• WHAT THE TASK ASKS: Extract the opening line of the entries and every line after it, stopping at and including the line that contains "let chartTitle = 'EMPLEO';". Do not include pictures.

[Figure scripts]

--- BEGIN ---

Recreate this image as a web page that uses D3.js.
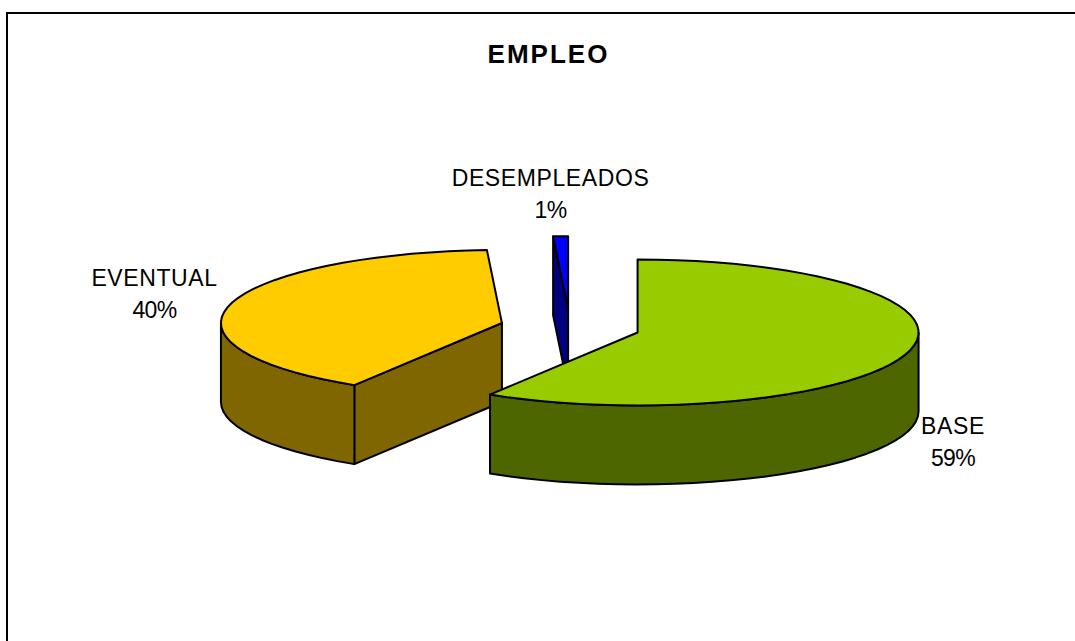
<!DOCTYPE html>
<html>
<head>
<meta charset="utf-8">
<script src="https://cdn.jsdelivr.net/npm/d3@7"></script>
<style>
  html, body { margin: 0; padding: 0; background: #fff; }
  svg { display: block; }
  text { font-family: "Liberation Sans", Arial, sans-serif; fill: #000; text-anchor: middle; }
</style>
</head>
<body>
<svg id="chart" width="1075" height="641"></svg>
<script>
// Chart data, pie order runs clockwise from 12 o'clock
let categories = ['BASE', 'EVENTUAL', 'DESEMPLEADOS'];
let values = [58.8, 40.35, 0.85];
let topColors = ['#99cc00', '#ffcc00', '#0000ff'];
let wallColors = ['#4d6600', '#806600', '#000080'];
let chartTitle = 'EMPLEO';

// ---------------------------------------------
// Layout
// ---------------------------------------------
const width = 1075;
const height = 641;
const centerX = 570;
const centerY = 327.5;
const radiusX = 281;
const radiusY = 73;
const depth = 79;
const explode = 0.25;

// label anchor for each category: [x, first baseline]
const labelPos = {
	BASE: [953, 434],
	EVENTUAL: [154.5, 286],
	DESEMPLEADOS: [550.5, 186]
};

let svg = d3.select('#chart');

let scaleX = d3.scaleLinear().domain([-1, 1]).range([-radiusX, radiusX]);
let scaleY = d3.scaleLinear().domain([-1, 1]).range([radiusY, -radiusY]);

let total = d3.sum(values);
let pct = d3.format('.0%');

let pie = d3.pie().sort(null).value((d) => d.value);
let slices = pie(categories.map((name, i) => ({name: name, value: values[i], index: i})));

let linePath = d3.line().x((d) => d[0]).y((d) => d[1]);

// Point on the top ellipse of a slice, angle is clockwise from 12 o'clock
let rimPoint = function(apex, angle) {
	return [apex[0] + scaleX(Math.sin(angle)), apex[1] + scaleY(Math.cos(angle))];
};

// Rim points from a0 to a1, sampled coarsely like the original chart
let rimPoints = function(apex, a0, a1) {
	let step = Math.PI / 45;
	let n = Math.max(1, Math.ceil((a1 - a0) / step));
	return d3.range(n + 1).map((i) => rimPoint(apex, a0 + (a1 - a0) * i / n));
};

let drop = (points) => points.map((p) => [p[0], p[1] + depth]);

let shape = function(points, fill) {
	svg.append('path')
		.attr('d', linePath(points) + 'Z')
		.attr('fill', fill)
		.attr('stroke', '#000')
		.attr('stroke-width', 2)
		.attr('stroke-linejoin', 'round');
};

// Draws one exploded slice: side walls first, lid on top
let drawSlice = function(slice) {
	let mid = (slice.startAngle + slice.endAngle) / 2;
	let apex = [
		centerX + explode * scaleX(Math.sin(mid)),
		centerY + explode * scaleY(Math.cos(mid))
	];
	let a0 = slice.startAngle;
	let a1 = slice.endAngle;
	let wall = wallColors[slice.data.index];

	// cut face turned to the viewer
	if (a0 > Math.PI) {
		let edge = [apex, rimPoint(apex, a0)];
		shape(edge.concat(drop(edge).reverse()), wall);
	}

	// outer wall, the part of the rim on the front half
	let w0 = Math.max(a0, Math.PI / 2);
	let w1 = Math.min(a1, 1.5 * Math.PI);
	if (w1 > w0) {
		let rim = rimPoints(apex, w0, w1);
		shape(rim.concat(drop(rim).reverse()), wall);
	}

	shape([apex].concat(rimPoints(apex, a0, a1)), topColors[slice.data.index]);
};

// Frame, only top and left edges are inside the picture
svg.append('path')
	.attr('d', linePath([[7, height], [7, 13], [width, 13]]))
	.attr('fill', 'none')
	.attr('stroke', '#000')
	.attr('stroke-width', 2);

svg.append('text')
	.attr('x', 548.5)
	.attr('y', 63)
	.attr('font-size', 26)
	.attr('font-weight', 'bold')
	.attr('letter-spacing', 2)
	.text(chartTitle);

// Back to front: the big green slice overlaps the other two
slices.slice().reverse().forEach(drawSlice);

// Labels
slices.forEach((slice) => {
	let pos = labelPos[slice.data.name];
	svg.append('text')
		.attr('x', pos[0])
		.attr('y', pos[1])
		.attr('font-size', 23)
		.attr('letter-spacing', 0.6)
		.text(slice.data.name);
	svg.append('text')
		.attr('x', pos[0])
		.attr('y', pos[1] + 32)
		.attr('font-size', 23)
		.attr('letter-spacing', -0.6)
		.text(pct(slice.data.value / total));
});
</script>
</body>
</html>
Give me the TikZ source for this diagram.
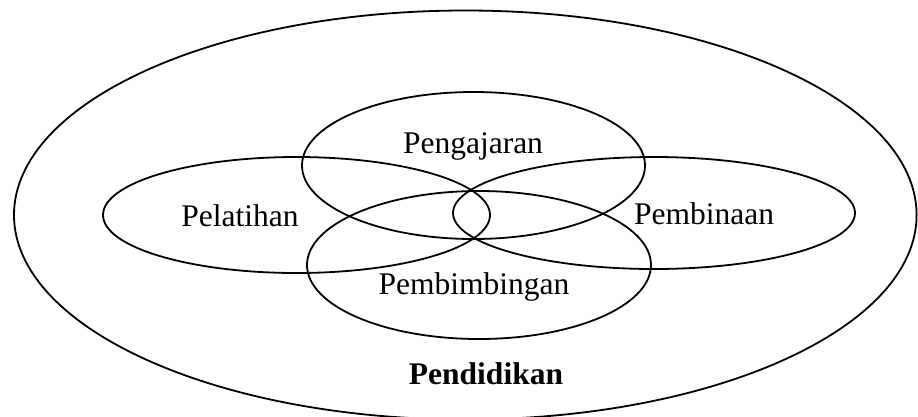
\documentclass[tikz,border=0pt]{standalone}
\usepackage{fontspec}
\setmainfont{Liberation Serif}
\usetikzlibrary{shapes.geometric}
\begin{document}
\begin{tikzpicture}[x=1pt,y=-1pt,
  ring/.style={draw=black,line width=1.8pt,ellipse,inner sep=0pt,outer sep=0pt},
  lbl/.style={anchor=base,inner sep=0pt,font=\fontsize{31.5}{36}\selectfont}]
\useasboundingbox (0,0) rectangle (918,416);
\clip (0,0) rectangle (918,416);
\node[ring,minimum width=902.6pt,minimum height=409pt] (pendidikan) at (465.3,215) {};
\node[ring,minimum width=343pt,minimum height=147pt] (pengajaran) at (473.5,165.5) {};
\node[ring,minimum width=387pt,minimum height=116pt] (pelatihan) at (296.5,215) {};
\node[ring,minimum width=402pt,minimum height=112pt] (pembinaan) at (654,213) {};
\node[ring,minimum width=344pt,minimum height=148pt] (pembimbingan) at (479,265) {};
\node[lbl] (tpengajaran) at (473,153) {Pengajaran};
\node[lbl] (tpelatihan) at (240,226.7) {Pelatihan};
\node[lbl] (tpembinaan) at (704,224.3) {Pembinaan};
\node[lbl] (tpembimbingan) at (474,294.3) {Pembimbingan};
\node[lbl,font=\fontsize{31.5}{36}\selectfont\bfseries] (tpendidikan) at (486,384) {Pendidikan};
\end{tikzpicture}
\end{document}
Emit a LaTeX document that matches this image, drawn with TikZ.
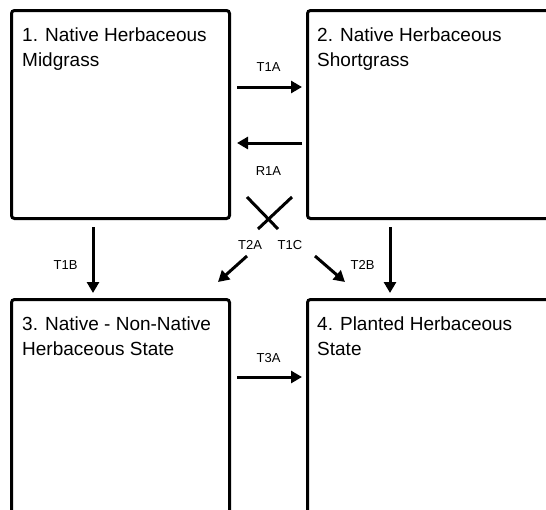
\documentclass[tikz,border=0pt]{standalone}
\usepackage{fontspec}
\setmainfont{Liberation Sans}
\usetikzlibrary{arrows.meta}

\begin{document}
\begin{tikzpicture}[x=1pt,y=-1pt,
  statebox/.style={draw,line width=3pt,rounded corners=3pt,inner sep=0pt,
    minimum width=218pt,minimum height=208pt},
  wide/.style={minimum width=250pt},
  tall/.style={minimum height=220pt},
  boxtitle/.style={anchor=north west,inner sep=0pt,align=left,
    font=\fontsize{19}{25}\selectfont},
  trans/.style={line width=3pt,-{Triangle[length=11pt,width=12pt]}},
  plain/.style={line width=3pt},
  code/.style={inner sep=0pt,font=\fontsize{13}{15}\selectfont}]
\useasboundingbox (0,0) rectangle (546,509);
\clip (0,0) rectangle (546,509);
% states
\node[statebox] (s1) at (120.5,114.5) {};
\node[statebox,wide] (s2) at (432.5,114.5) {};
\node[statebox,tall] (s3) at (120.5,409.5) {};
\node[statebox,wide,tall] (s4) at (432.5,409.5) {};
\node[boxtitle] (t1) at ([xshift=12pt,yshift=-19pt]s1.north west) {1. Native Herbaceous\\Midgrass};
\node[boxtitle] (t2) at ([xshift=11pt,yshift=-19pt]s2.north west) {2. Native Herbaceous\\Shortgrass};
\node[boxtitle] (t3) at ([xshift=12pt,yshift=-19pt]s3.north west) {3. Native - Non-Native\\Herbaceous State};
\node[boxtitle] (t4) at ([xshift=11pt,yshift=-19pt]s4.north west) {4. Planted Herbaceous\\State};
% transitions
\draw[trans,shorten <=6pt,shorten >=4pt] ([yshift=27.5pt]s1.east) -- ([yshift=27.5pt]s2.west)
  node[code,midway,above=14pt] (l1a) {T1A};
\draw[trans,shorten <=4pt,shorten >=6pt] ([yshift=-28.5pt]s2.west) -- ([yshift=-28.5pt]s1.east)
  node[code,midway,below=22pt] (r1a) {R1A};
\draw[trans,shorten <=6pt,shorten >=4pt] ([yshift=32.5pt]s3.east) -- ([yshift=32.5pt]s4.west)
  node[code,midway,above=13pt] (l3a) {T3A};
\draw[trans,shorten <=7pt,shorten >=5pt] ([xshift=-27.5pt]s1.south) -- ([xshift=-27.5pt]s3.north)
  node[code,pos=0.58,left=14pt] (l1b) {T1B};
\draw[trans,shorten <=7pt,shorten >=5pt] ([xshift=-42.5pt]s2.south) -- ([xshift=-42.5pt]s4.north)
  node[code,pos=0.58,left=14pt] (l2b) {T2B};
% crossing ones
\coordinate (c1a) at (247,197);
\coordinate (c1b) at (278,229);
\coordinate (c1c) at (315,256);
\coordinate (c1d) at (345,282);
\coordinate (c2a) at (292,197);
\coordinate (c2b) at (258,229);
\coordinate (c2c) at (247,256);
\coordinate (c2d) at (218,282);
\draw[plain] (c1a) -- (c1b);
\draw[trans] (c1c) -- (c1d);
\draw[plain] (c2a) -- (c2b);
\draw[trans] (c2c) -- (c2d);
\node[code] (l2a) at (250,245) {T2A};
\node[code] (l1c) at (290,245) {T1C};
\end{tikzpicture}
\end{document}
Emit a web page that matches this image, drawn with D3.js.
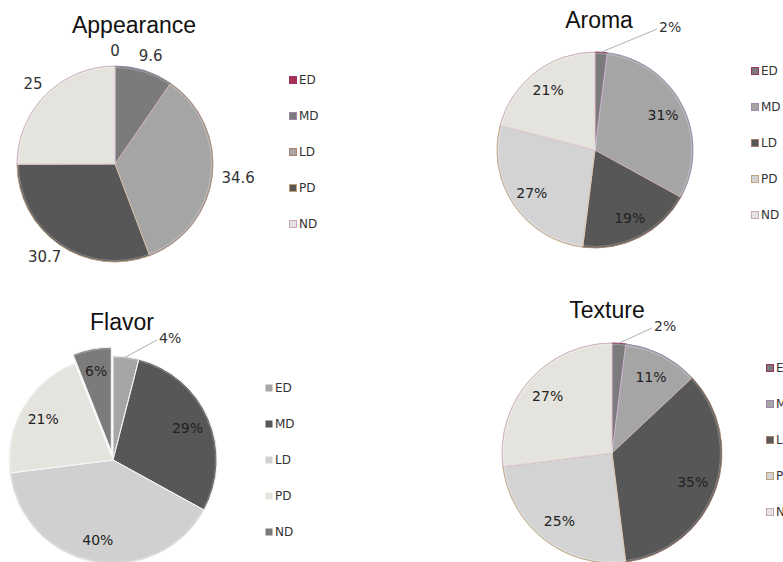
<!DOCTYPE html>
<html>
<head>
<meta charset="utf-8">
<script src="https://cdn.jsdelivr.net/npm/d3@7"></script>
<style>
  body { margin: 0; background: #fff; overflow: hidden; }
  svg { display: block; }
</style>
</head>
<body>
<svg id="chart" width="783" height="562"></svg>
<script>
// Sensory attribute categories (shared by all four pies)
const categories = ["ED", "MD", "LD", "PD", "ND"];

// Series values per attribute
const appearanceValues = [0, 9.6, 34.6, 30.7, 25];
const aromaValues = [2, 31, 19, 27, 21];
const flavorValues = [4, 29, 40, 21, 6];
const textureValues = [2, 11, 35, 25, 27];

const chartTitles = ["Appearance", "Aroma", "Flavor", "Texture"];

// Slice fills per chart, in category order
const appearanceColors = ["#a8304f", "#7b7b7b", "#a5a5a5", "#575757", "#e5e3dd"];
const aromaColors = ["#7b7b7b", "#a5a5a5", "#575757", "#d3d3d3", "#e5e3dd"];
const flavorColors = ["#a5a5a5", "#575757", "#d0d0d0", "#e5e3dd", "#7b7b7b"];
const textureColors = ["#7b7b7b", "#a5a5a5", "#575757", "#d3d3d3", "#e5e3dd"];

// Slice outline colours
const outlineColors = ["#993366", "#9d87ab", "#a98070", "#bfa27a", "#c7a9b8"];

const svg = d3.select("#chart");

const charts = [
  { title: chartTitles[0], values: appearanceValues, colors: appearanceColors, outlines: outlineColors,
    cx: 115, cy: 164, r: 98, tx: 134, ty: 33, lx: 289, ly: 80, labels: "outside" },
  { title: chartTitles[1], values: aromaValues, colors: aromaColors, outlines: outlineColors,
    cx: 595, cy: 150, r: 98, tx: 599, ty: 28, lx: 751, ly: 71, labels: "percent", callout: [62, -121] },
  { title: chartTitles[2], values: flavorValues, colors: flavorColors, outlines: null,
    cx: 113, cy: 460, r: 104, tx: 122, ty: 330, lx: 265, ly: 388, labels: "percent", callout: [44, -120],
    explode: 4, explodeBy: 9 },
  { title: chartTitles[3], values: textureValues, colors: textureColors, outlines: outlineColors,
    cx: 612, cy: 453, r: 110, tx: 607, ty: 318, lx: 766, ly: 368, labels: "percent", callout: [40, -125] }
];

const pie = d3.pie().sort(null).value(d => d);
const legendStep = 36;

charts.forEach(c => {
  const total = d3.sum(c.values);
  const arcs = pie(c.values);
  const arc = d3.arc().innerRadius(0).outerRadius(c.r);
  const g = svg.append("g").attr("transform", `translate(${c.cx},${c.cy})`);

  const mid = d => (d.startAngle + d.endAngle) / 2;
  const offset = (d, i) => {
    if (c.explode === i) {
      const a = mid(d);
      return `translate(${Math.sin(a) * c.explodeBy},${-Math.cos(a) * c.explodeBy})`;
    }
    return null;
  };

  // Slices
  g.selectAll("path.slice")
    .data(arcs)
    .join("path")
    .attr("class", "slice")
    .attr("d", arc)
    .attr("transform", offset)
    .attr("fill", (d, i) => c.colors[i])
    .attr("stroke", (d, i) => c.outlines ? c.outlines[i] : "#f2f2f2")
    .attr("stroke-width", c.outlines ? 0.9 : 1)
    .attr("stroke-linejoin", "round");

  // Soft bevel highlight along slice edges
  g.selectAll("path.bevel")
    .data(arcs.filter(d => d.value > 0))
    .join("path")
    .attr("class", "bevel")
    .attr("d", d3.arc().innerRadius(0).outerRadius(c.r - 1.5))
    .attr("transform", (d) => offset(d, arcs.indexOf(d)))
    .attr("fill", "none")
    .attr("stroke", "#ffffff")
    .attr("stroke-opacity", 0.25)
    .attr("stroke-width", 1);

  // Data labels
  arcs.forEach((d, i) => {
    const a = mid(d);
    const s = Math.sin(a), co = -Math.cos(a);
    if (c.labels === "outside") {
      const txt = String(d.value);
      const w = txt.length * 8, h = 11;
      const rr = c.r + 10;
      g.append("text")
        .attr("x", s * rr + s * w / 2)
        .attr("y", co * rr + co * h / 2)
        .attr("text-anchor", "middle")
        .attr("dominant-baseline", "central")
        .attr("font-family", "DejaVu Sans, Verdana, sans-serif")
        .attr("font-size", 15)
        .attr("fill", "#333")
        .text(txt);
    } else {
      const pct = Math.round(d.value / total * 100) + "%";
      if (d.value / total < 0.05) {
        const sx = s * c.r, sy = co * c.r;
        const [ex, ey] = c.callout;
        g.append("line")
          .attr("x1", sx).attr("y1", sy)
          .attr("x2", ex).attr("y2", ey)
          .attr("stroke", "#9a9a9a").attr("stroke-width", 0.8);
        g.append("text")
          .attr("x", ex + 2).attr("y", ey - 2)
          .attr("dominant-baseline", "central")
          .attr("font-family", "DejaVu Sans, Verdana, sans-serif")
          .attr("font-size", 14)
          .attr("fill", "#333")
          .text(pct);
      } else {
        let rr = c.r * 0.78;
        if (c.explode === i) rr += c.explodeBy;
        g.append("text")
          .attr("x", s * rr)
          .attr("y", co * rr)
          .attr("text-anchor", "middle")
          .attr("dominant-baseline", "central")
          .attr("font-family", "DejaVu Sans, Verdana, sans-serif")
          .attr("font-size", 14)
          .attr("fill", "#222")
          .text(pct);
      }
    }
  });

  // Title
  svg.append("text")
    .attr("x", c.tx).attr("y", c.ty)
    .attr("text-anchor", "middle")
    .attr("font-family", "Liberation Sans, Arial, sans-serif")
    .attr("font-size", 23)
    .attr("fill", "#111")
    .text(c.title);

  // Legend
  const lg = svg.append("g").attr("transform", `translate(${c.lx},${c.ly})`);
  categories.forEach((cat, i) => {
    const row = lg.append("g").attr("transform", `translate(0,${i * legendStep})`);
    row.append("rect")
      .attr("x", 0.5).attr("y", -3.5)
      .attr("width", 7).attr("height", 7)
      .attr("fill", c.colors[i])
      .attr("stroke", c.outlines ? c.outlines[i] : "none")
      .attr("stroke-width", 1);
    row.append("text")
      .attr("x", 10).attr("y", 0)
      .attr("dominant-baseline", "central")
      .attr("font-family", "DejaVu Sans, Verdana, sans-serif")
      .attr("font-size", 12)
      .attr("fill", "#333")
      .text(cat);
  });
});
</script>
</body>
</html>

--- END ---

• RESULT OF THE EXERCISE:
Recreate this image as a web page that uses D3.js.
<!DOCTYPE html>
<html>
<head>
<meta charset="utf-8">
<script src="https://cdn.jsdelivr.net/npm/d3@7"></script>
<style>
  html, body { margin: 0; padding: 0; background: #fff; }
  svg { display: block; }
  text { font-family: "Liberation Sans", Arial, sans-serif; fill: #000; text-anchor: middle; }
</style>
</head>
<body>
<svg id="chart" width="1075" height="641"></svg>
<script>
// Chart data, pie order runs clockwise from 12 o'clock
let categories = ['BASE', 'EVENTUAL', 'DESEMPLEADOS'];
let values = [58.8, 40.35, 0.85];
let topColors = ['#99cc00', '#ffcc00', '#0000ff'];
let wallColors = ['#4d6600', '#806600', '#000080'];
let chartTitle = 'EMPLEO';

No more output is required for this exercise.